Political instability related to the economic crisis
In February 2009, leaders in the United States added a special economic report to the daily updates they receive. This change happened because experts believed the financial problems of 2008 could cause big problems around the world.
Reports from March 2009 showed that many countries were facing trouble because of the economic problems. Some leaders worried that if the bad economy lasted too long, it could cause big changes in governments. People in many places started to protest because they were unhappy with how things were going.
For example, in Iceland, people protested so much that the government had to hold elections earlier than planned. In France, many people marched against the president’s economic policies. In Latvia, a protest turned into a clash between people and police. In Greece, a big strike shut down schools and airports. There were also protests in other countries like Lithuania, Russia, and China. Later, in the United States, the Occupy Wall Street protest began and inspired similar movements in other places.
In Spain, economic problems led to more support for groups that wanted their region to become independent. In Catalonia, a big march for independence took place in September 2012, with about 1.5 million people joining.
Policy responses
Main article: National fiscal policy responses to the Great Recession
See also: 2008–2009 Keynesian resurgence
The 2008 financial crisis caused many countries to take special steps to help their economies. Leaders used different plans to try to bring growth back. Big countries like China, the United States, and the European Union all made plans to support their people and businesses.

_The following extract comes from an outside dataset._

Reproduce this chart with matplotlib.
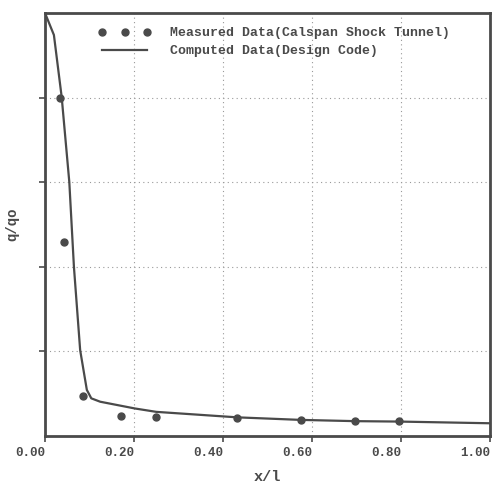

In the United States, the government passed laws to help banks and give money to people who needed it. The leader at the time, Barack Obama, signed a big plan to spend money and cut taxes to help the economy. The country's central bank also helped by making borrowing cheaper and putting more money into the economy.
In China, leaders cut rates to make borrowing easier and spent a lot of money on building things and helping people. This helped China stay strong even when other places were struggling.
Other countries, like those in Europe, also made plans to help their banks and economies. Leaders from many countries met to talk about how to work together to fix the problems. They promised to help each other and keep trading fairly.
Policy recommendations
The IMF said in September 2010 that the 2008 financial crisis would not fully end without a big drop in unemployment, as many people around the world lost their jobs. They told governments to help people stay safe and create new jobs, even when they felt they needed to spend less. They also suggested that governments should help people learn new skills.
Some banks started raising interest rates after the recession began. The Bank of Israel was the first, raising rates in August 2009. On October 6, 2009, Australia raised its rates first among big economies. Later, Norway and India also raised rates in March 2010. Finally, in November 2017, the Bank of England raised rates to try to control prices.
Further information: Corporate debt bubble
Comparisons with the Great Depression
Main article: Comparisons between the Great Recession and the Great Depression
In 2009, leaders at the IMF warned that some countries needed to make smart choices to prevent the recession from becoming worse. They noted that unlike earlier tough times, this slowdown affected almost everywhere at once because countries are more connected now. These kinds of worldwide slowdowns usually take longer to fix.
An IMF expert mentioned that many people were staying out of work for a long time, which was unusually high, similar to times long ago. The IMF also talked about how differences in wealth in some countries might have played a part in why people were spending less money. The last time wealth was shared so unevenly was around the year 1929.